Source code of charts
┏━━

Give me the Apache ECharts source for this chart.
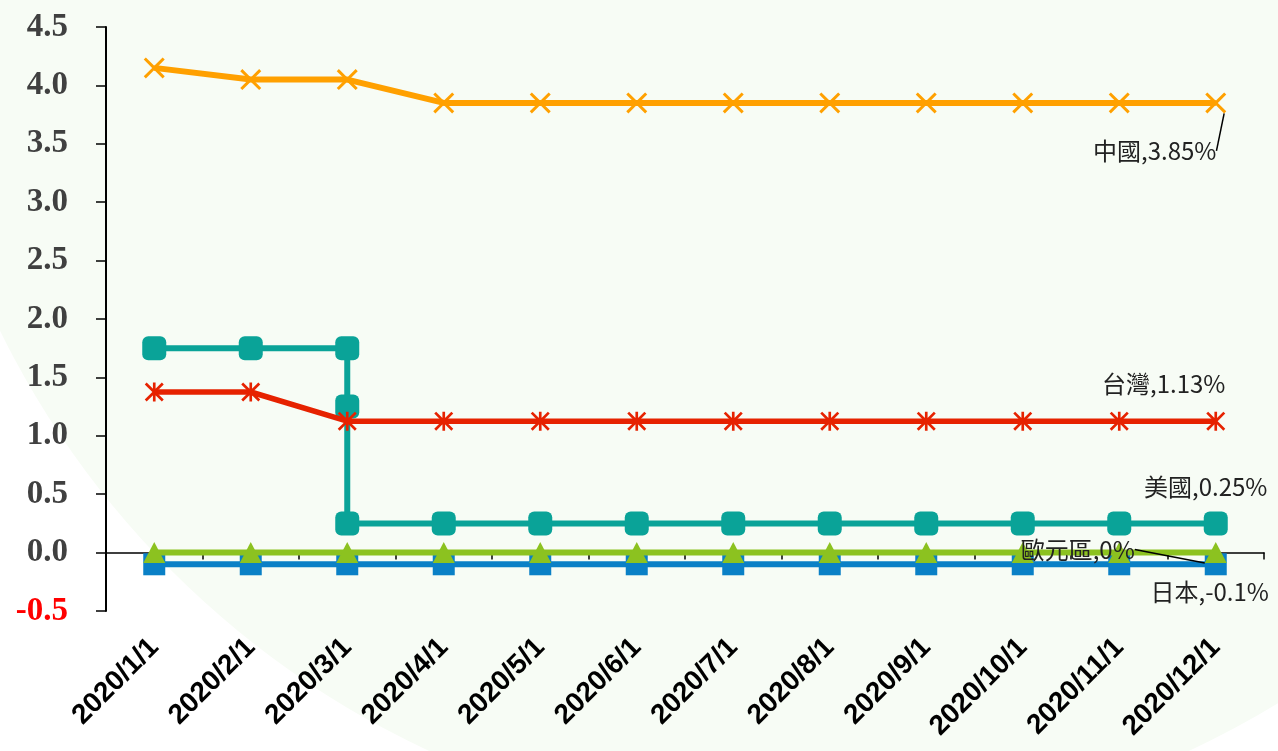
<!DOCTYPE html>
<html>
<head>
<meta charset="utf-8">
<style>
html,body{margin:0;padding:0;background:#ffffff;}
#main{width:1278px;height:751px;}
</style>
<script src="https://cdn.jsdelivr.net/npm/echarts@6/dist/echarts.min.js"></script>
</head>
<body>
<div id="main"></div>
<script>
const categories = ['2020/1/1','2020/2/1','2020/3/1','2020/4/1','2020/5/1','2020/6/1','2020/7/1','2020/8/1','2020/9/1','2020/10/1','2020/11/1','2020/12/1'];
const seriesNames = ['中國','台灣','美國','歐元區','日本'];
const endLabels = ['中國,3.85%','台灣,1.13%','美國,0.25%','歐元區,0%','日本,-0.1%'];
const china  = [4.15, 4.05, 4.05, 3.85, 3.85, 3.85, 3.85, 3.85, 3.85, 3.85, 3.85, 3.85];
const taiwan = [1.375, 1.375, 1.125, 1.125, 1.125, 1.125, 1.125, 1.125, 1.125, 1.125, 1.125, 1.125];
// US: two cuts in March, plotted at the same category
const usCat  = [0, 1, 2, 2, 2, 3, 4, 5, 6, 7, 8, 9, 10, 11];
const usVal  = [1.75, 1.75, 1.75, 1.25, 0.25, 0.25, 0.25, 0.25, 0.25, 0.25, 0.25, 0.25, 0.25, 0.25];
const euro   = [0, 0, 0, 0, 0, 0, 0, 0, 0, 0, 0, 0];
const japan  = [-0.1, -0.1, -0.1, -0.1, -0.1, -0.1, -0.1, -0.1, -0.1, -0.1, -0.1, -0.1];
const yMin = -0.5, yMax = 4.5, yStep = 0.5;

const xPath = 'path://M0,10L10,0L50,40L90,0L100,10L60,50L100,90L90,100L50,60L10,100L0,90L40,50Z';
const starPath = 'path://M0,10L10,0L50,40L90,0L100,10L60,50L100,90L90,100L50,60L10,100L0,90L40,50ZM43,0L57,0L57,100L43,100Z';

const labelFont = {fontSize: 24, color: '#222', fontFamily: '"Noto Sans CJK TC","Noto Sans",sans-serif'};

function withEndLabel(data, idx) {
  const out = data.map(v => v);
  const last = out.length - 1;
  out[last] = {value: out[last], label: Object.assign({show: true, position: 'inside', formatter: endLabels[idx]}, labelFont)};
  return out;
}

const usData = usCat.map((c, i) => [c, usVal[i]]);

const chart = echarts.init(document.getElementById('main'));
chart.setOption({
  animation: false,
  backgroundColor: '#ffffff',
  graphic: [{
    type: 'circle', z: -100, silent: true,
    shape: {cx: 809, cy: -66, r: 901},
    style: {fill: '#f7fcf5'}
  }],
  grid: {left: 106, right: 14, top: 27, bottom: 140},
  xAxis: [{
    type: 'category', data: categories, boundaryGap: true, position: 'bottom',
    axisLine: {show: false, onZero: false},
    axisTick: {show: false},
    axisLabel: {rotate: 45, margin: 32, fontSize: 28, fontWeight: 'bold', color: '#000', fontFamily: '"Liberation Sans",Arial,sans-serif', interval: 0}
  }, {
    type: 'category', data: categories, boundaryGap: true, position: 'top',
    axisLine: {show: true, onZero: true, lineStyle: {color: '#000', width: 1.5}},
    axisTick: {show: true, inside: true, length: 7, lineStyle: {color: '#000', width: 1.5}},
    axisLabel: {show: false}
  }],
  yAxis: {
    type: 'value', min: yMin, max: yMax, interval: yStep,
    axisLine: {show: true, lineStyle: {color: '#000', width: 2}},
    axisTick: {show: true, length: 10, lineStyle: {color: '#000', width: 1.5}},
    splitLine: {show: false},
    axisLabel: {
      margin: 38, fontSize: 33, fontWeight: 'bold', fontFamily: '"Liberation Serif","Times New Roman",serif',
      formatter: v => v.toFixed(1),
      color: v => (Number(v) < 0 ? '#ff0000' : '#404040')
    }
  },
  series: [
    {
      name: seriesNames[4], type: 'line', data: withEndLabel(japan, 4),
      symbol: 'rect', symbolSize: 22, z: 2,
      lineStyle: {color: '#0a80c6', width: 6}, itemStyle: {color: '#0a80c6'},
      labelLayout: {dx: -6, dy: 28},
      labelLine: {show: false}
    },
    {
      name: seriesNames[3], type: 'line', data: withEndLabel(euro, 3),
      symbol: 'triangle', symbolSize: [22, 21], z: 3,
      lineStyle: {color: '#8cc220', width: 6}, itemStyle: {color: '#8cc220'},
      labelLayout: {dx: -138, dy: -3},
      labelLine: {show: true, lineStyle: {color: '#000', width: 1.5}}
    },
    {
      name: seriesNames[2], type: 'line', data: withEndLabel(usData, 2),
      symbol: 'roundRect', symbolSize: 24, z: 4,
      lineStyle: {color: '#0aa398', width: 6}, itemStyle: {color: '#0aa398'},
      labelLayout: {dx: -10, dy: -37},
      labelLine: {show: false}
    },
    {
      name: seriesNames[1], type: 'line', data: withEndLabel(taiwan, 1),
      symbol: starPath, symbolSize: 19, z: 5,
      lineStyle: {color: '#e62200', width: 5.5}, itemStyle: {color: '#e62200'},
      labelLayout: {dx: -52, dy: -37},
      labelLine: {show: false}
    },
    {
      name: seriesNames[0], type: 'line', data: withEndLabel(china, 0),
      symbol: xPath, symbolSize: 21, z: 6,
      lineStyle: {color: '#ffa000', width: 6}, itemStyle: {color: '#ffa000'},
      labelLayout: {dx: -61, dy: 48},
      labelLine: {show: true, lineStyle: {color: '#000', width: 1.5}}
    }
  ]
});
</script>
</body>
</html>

┗━━
┏━━

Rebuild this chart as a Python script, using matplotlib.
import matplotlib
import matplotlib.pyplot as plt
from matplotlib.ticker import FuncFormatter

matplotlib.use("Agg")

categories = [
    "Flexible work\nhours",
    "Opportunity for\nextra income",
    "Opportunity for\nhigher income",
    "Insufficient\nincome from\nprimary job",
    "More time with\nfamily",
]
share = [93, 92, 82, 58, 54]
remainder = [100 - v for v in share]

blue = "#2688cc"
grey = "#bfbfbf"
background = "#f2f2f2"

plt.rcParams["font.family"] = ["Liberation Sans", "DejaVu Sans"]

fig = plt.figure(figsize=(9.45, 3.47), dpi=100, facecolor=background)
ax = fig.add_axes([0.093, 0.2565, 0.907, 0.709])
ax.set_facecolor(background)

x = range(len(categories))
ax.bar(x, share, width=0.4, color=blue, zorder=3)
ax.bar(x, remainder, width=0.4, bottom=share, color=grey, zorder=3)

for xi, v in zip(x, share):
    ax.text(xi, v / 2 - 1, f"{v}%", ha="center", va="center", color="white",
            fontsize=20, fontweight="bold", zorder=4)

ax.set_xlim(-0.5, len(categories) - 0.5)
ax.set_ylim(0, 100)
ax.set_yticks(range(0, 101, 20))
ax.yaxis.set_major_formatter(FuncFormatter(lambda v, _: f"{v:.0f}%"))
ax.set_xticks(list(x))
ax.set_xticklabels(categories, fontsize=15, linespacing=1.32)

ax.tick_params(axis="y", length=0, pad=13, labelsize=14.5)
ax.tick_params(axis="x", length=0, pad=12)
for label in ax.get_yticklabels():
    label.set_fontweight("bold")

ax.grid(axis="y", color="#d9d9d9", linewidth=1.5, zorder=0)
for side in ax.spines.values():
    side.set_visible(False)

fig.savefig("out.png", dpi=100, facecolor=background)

┗━━

* **GIVEN TASK**
Scan the material above. Copy each line that holds the word "this".

* **WRITTEN REPLY**
Give me the Apache ECharts source for this chart.
Rebuild this chart as a Python script, using matplotlib.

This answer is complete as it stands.